You accept, adapt, survive.
Given enough time, balance returns, and though things aren’t the same, they become manageable again.
Denial is a form of adaptation.
It’s been long enough after the last visit from the loan sharks that my neighbours have begun to settle into a kind of comfort zone. What began as evasive action has become routine. They come home late, they leave early.
And unconsciously, their pattern, their complacency, became ours.
The loan sharks have given up.
Everything would be ok.
Then the red paint returned.
Their roof was covered in it.
Their garden was covered in it.
Their walls and the porch looked like the scene of a massacre.
I suspect the thugs come in the afternoon, when the guards don’t keep to their rounds as strictly and the entry of cars is less likely to be questioned.
My neighbours tried to hide their shock, and just scurried into the house. They sneaked out in the middle of the night, scrubbing furiously attempting to remove the paint. But it was no good.
The next morning, the rest of the neighbours saw everything. The red paint made the house look like the site of a slashing, but the scrubbing made it look like a botched cover-up – which it was.

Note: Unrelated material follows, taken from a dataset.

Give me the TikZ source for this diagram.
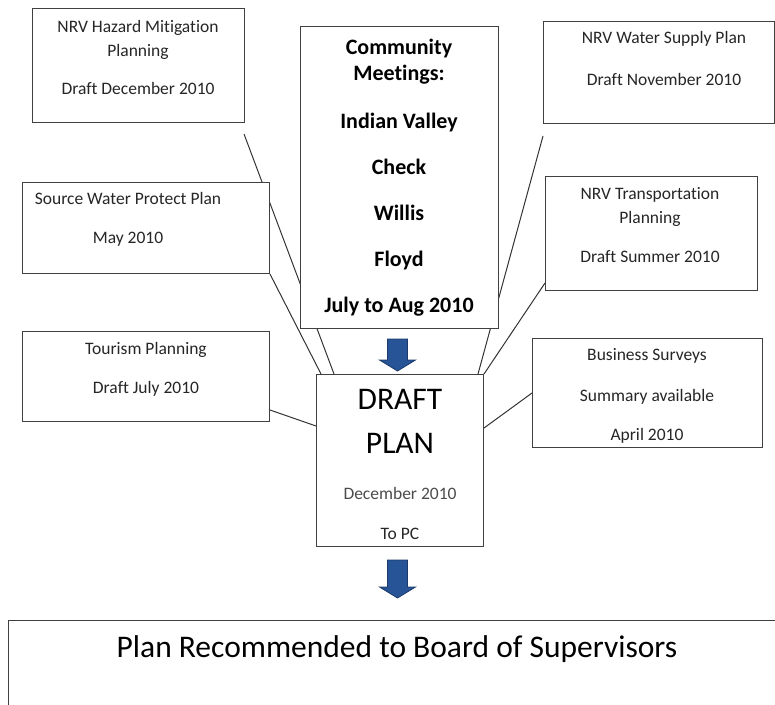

In the end, my neighbours called someone in to paint over the red streaks on the walls. Maybe the painter didn’t have time to find a match, so the result was patches of off-white against light beige. None of which hides the red, which now appears as dark shadows under the hastily, unevenly applied coat of new paint.
But worse of all is the red paint they tried to wash away has settled into the tarmac just in front of my house. It stains the entrance.
The red looks at me every time I step over it to get into my car.
Trouble is at my door.
And it is no metaphor.
I hate that their siege is becoming mine.
I hate that I now share their terror.
Yet not the comfort of their denial.